▶ **Stored data entries**:
_ _ _ _ _ _ _
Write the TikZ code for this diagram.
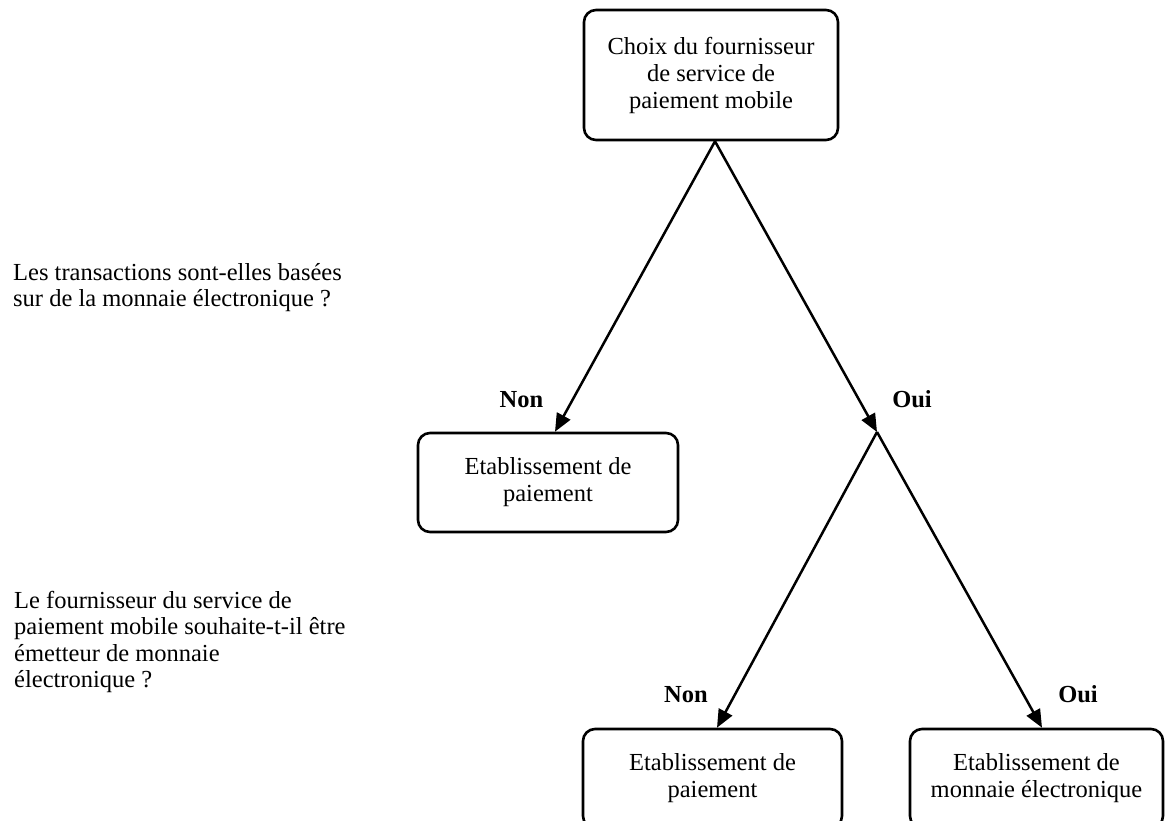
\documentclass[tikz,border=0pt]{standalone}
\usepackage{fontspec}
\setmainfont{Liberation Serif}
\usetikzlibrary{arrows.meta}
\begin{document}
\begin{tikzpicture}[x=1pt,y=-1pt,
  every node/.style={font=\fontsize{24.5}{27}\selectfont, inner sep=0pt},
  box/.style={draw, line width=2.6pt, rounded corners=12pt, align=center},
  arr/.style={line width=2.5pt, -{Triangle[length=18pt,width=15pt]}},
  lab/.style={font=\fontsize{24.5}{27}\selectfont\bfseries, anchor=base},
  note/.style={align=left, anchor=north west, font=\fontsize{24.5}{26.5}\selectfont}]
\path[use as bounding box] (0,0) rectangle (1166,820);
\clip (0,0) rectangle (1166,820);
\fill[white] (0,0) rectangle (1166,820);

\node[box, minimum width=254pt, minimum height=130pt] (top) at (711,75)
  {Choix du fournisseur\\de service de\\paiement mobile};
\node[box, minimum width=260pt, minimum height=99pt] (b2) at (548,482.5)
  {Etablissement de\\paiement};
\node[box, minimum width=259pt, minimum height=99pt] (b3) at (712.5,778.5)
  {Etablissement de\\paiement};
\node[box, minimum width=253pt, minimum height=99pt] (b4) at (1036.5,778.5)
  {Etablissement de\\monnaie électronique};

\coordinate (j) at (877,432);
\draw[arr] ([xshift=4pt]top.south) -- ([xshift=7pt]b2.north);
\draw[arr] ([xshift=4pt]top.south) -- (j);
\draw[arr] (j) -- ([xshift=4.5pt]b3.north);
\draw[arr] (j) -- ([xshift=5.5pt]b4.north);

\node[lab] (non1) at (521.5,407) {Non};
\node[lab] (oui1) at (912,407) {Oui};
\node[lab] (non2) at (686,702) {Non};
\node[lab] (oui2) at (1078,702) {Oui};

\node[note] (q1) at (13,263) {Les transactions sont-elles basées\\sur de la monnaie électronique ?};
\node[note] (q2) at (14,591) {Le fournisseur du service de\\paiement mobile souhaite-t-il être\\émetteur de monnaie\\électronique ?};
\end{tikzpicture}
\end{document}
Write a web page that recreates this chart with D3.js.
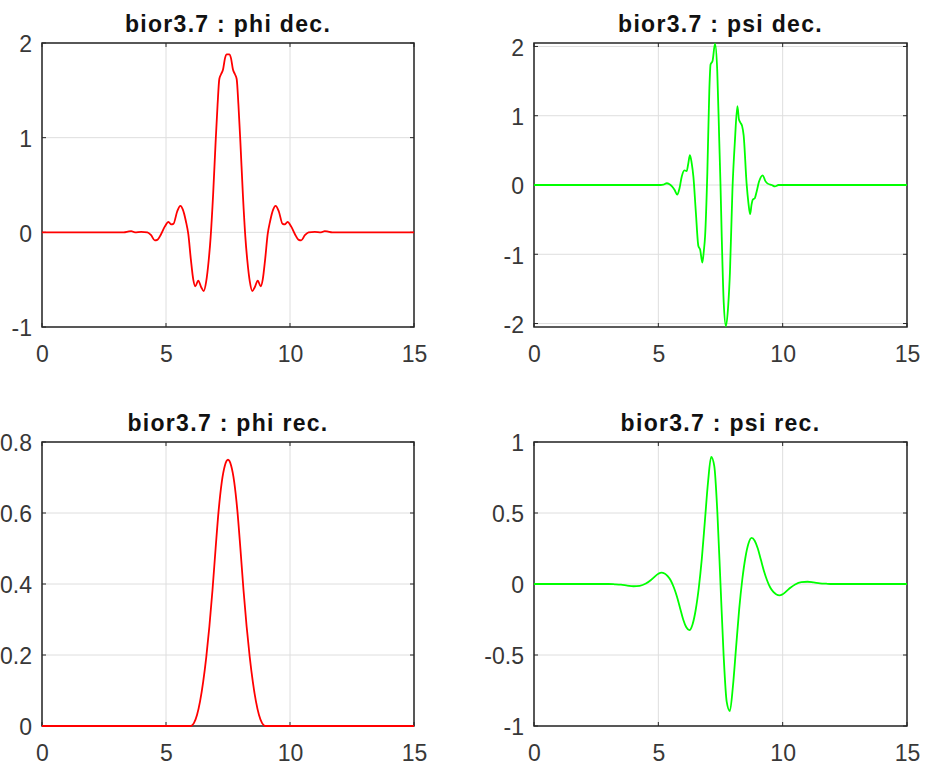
_ _ _ _ _ _ _
▶ **PROBLEM TO WORK ON**: All the material shown above is to be copied exactly, with no pictures carried over.

▶ **EXERCISE OUTPUT**:
Write the TikZ code for this diagram.
\documentclass[tikz,border=0pt]{standalone}
\usepackage{fontspec}
\setmainfont{Liberation Serif}
\usetikzlibrary{arrows.meta}
\begin{document}
\begin{tikzpicture}[x=1pt,y=-1pt,
  every node/.style={font=\fontsize{24.5}{27}\selectfont, inner sep=0pt},
  box/.style={draw, line width=2.6pt, rounded corners=12pt, align=center},
  arr/.style={line width=2.5pt, -{Triangle[length=18pt,width=15pt]}},
  lab/.style={font=\fontsize{24.5}{27}\selectfont\bfseries, anchor=base},
  note/.style={align=left, anchor=north west, font=\fontsize{24.5}{26.5}\selectfont}]
\path[use as bounding box] (0,0) rectangle (1166,820);
\clip (0,0) rectangle (1166,820);
\fill[white] (0,0) rectangle (1166,820);

\node[box, minimum width=254pt, minimum height=130pt] (top) at (711,75)
  {Choix du fournisseur\\de service de\\paiement mobile};
\node[box, minimum width=260pt, minimum height=99pt] (b2) at (548,482.5)
  {Etablissement de\\paiement};
\node[box, minimum width=259pt, minimum height=99pt] (b3) at (712.5,778.5)
  {Etablissement de\\paiement};
\node[box, minimum width=253pt, minimum height=99pt] (b4) at (1036.5,778.5)
  {Etablissement de\\monnaie électronique};

\coordinate (j) at (877,432);
\draw[arr] ([xshift=4pt]top.south) -- ([xshift=7pt]b2.north);
\draw[arr] ([xshift=4pt]top.south) -- (j);
\draw[arr] (j) -- ([xshift=4.5pt]b3.north);
\draw[arr] (j) -- ([xshift=5.5pt]b4.north);

\node[lab] (non1) at (521.5,407) {Non};
\node[lab] (oui1) at (912,407) {Oui};
\node[lab] (non2) at (686,702) {Non};
\node[lab] (oui2) at (1078,702) {Oui};

\node[note] (q1) at (13,263) {Les transactions sont-elles basées\\sur de la monnaie électronique ?};
\node[note] (q2) at (14,591) {Le fournisseur du service de\\paiement mobile souhaite-t-il être\\émetteur de monnaie\\électronique ?};
\end{tikzpicture}
\end{document}
Write a web page that recreates this chart with D3.js.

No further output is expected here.